• [REQUIREMENTS] Restate the full listing word for word and leave the pictures out.

• [DATA SEGMENT]
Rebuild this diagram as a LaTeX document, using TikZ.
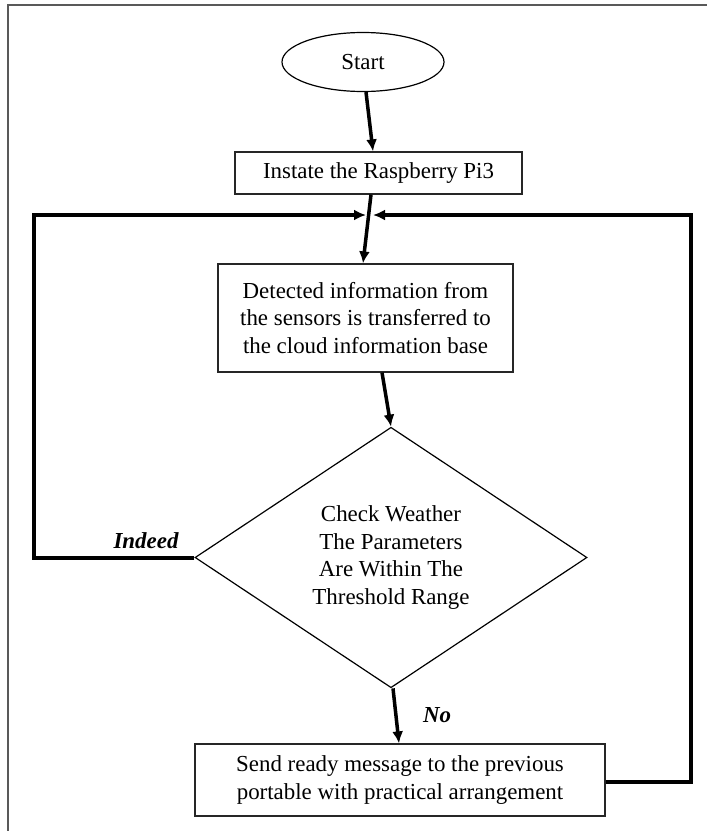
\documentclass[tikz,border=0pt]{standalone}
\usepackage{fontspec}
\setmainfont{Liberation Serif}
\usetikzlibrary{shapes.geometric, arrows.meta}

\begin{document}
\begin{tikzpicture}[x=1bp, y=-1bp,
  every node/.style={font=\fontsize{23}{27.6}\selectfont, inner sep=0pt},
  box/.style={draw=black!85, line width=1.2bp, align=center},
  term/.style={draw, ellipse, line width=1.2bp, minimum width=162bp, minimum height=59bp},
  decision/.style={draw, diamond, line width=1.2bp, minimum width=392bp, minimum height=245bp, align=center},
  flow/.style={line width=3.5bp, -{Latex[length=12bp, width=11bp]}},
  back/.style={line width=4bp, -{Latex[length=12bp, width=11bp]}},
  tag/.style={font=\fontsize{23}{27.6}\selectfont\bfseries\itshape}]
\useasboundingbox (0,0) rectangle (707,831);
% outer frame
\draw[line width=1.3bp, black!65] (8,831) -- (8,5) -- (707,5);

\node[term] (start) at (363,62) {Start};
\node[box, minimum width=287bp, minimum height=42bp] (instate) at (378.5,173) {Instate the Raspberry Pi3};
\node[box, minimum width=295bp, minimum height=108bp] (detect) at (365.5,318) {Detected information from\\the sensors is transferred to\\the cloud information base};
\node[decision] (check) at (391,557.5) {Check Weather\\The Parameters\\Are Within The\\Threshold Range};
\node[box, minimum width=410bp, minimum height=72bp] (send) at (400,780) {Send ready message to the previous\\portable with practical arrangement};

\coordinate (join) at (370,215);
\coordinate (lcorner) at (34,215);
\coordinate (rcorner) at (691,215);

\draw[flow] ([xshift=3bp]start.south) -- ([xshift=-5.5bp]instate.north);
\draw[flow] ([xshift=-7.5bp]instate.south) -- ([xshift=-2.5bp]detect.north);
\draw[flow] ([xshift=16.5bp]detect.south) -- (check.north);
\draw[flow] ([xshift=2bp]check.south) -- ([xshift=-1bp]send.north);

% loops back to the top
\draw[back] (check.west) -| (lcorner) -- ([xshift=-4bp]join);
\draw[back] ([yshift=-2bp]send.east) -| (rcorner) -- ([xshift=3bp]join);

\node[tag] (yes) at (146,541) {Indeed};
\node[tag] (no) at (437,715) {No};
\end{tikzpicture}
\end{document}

• [ANSWER TO THIS TASK]
Rebuild this diagram as a LaTeX document, using TikZ.
\documentclass[tikz,border=0pt]{standalone}
\usepackage{fontspec}
\setmainfont{Liberation Serif}
\usetikzlibrary{shapes.geometric, arrows.meta}

\begin{document}
\begin{tikzpicture}[x=1bp, y=-1bp,
  every node/.style={font=\fontsize{23}{27.6}\selectfont, inner sep=0pt},
  box/.style={draw=black!85, line width=1.2bp, align=center},
  term/.style={draw, ellipse, line width=1.2bp, minimum width=162bp, minimum height=59bp},
  decision/.style={draw, diamond, line width=1.2bp, minimum width=392bp, minimum height=245bp, align=center},
  flow/.style={line width=3.5bp, -{Latex[length=12bp, width=11bp]}},
  back/.style={line width=4bp, -{Latex[length=12bp, width=11bp]}},
  tag/.style={font=\fontsize{23}{27.6}\selectfont\bfseries\itshape}]
\useasboundingbox (0,0) rectangle (707,831);
% outer frame
\draw[line width=1.3bp, black!65] (8,831) -- (8,5) -- (707,5);

\node[term] (start) at (363,62) {Start};
\node[box, minimum width=287bp, minimum height=42bp] (instate) at (378.5,173) {Instate the Raspberry Pi3};
\node[box, minimum width=295bp, minimum height=108bp] (detect) at (365.5,318) {Detected information from\\the sensors is transferred to\\the cloud information base};
\node[decision] (check) at (391,557.5) {Check Weather\\The Parameters\\Are Within The\\Threshold Range};
\node[box, minimum width=410bp, minimum height=72bp] (send) at (400,780) {Send ready message to the previous\\portable with practical arrangement};

\coordinate (join) at (370,215);
\coordinate (lcorner) at (34,215);
\coordinate (rcorner) at (691,215);

\draw[flow] ([xshift=3bp]start.south) -- ([xshift=-5.5bp]instate.north);
\draw[flow] ([xshift=-7.5bp]instate.south) -- ([xshift=-2.5bp]detect.north);
\draw[flow] ([xshift=16.5bp]detect.south) -- (check.north);
\draw[flow] ([xshift=2bp]check.south) -- ([xshift=-1bp]send.north);

% loops back to the top
\draw[back] (check.west) -| (lcorner) -- ([xshift=-4bp]join);
\draw[back] ([yshift=-2bp]send.east) -| (rcorner) -- ([xshift=3bp]join);

\node[tag] (yes) at (146,541) {Indeed};
\node[tag] (no) at (437,715) {No};
\end{tikzpicture}
\end{document}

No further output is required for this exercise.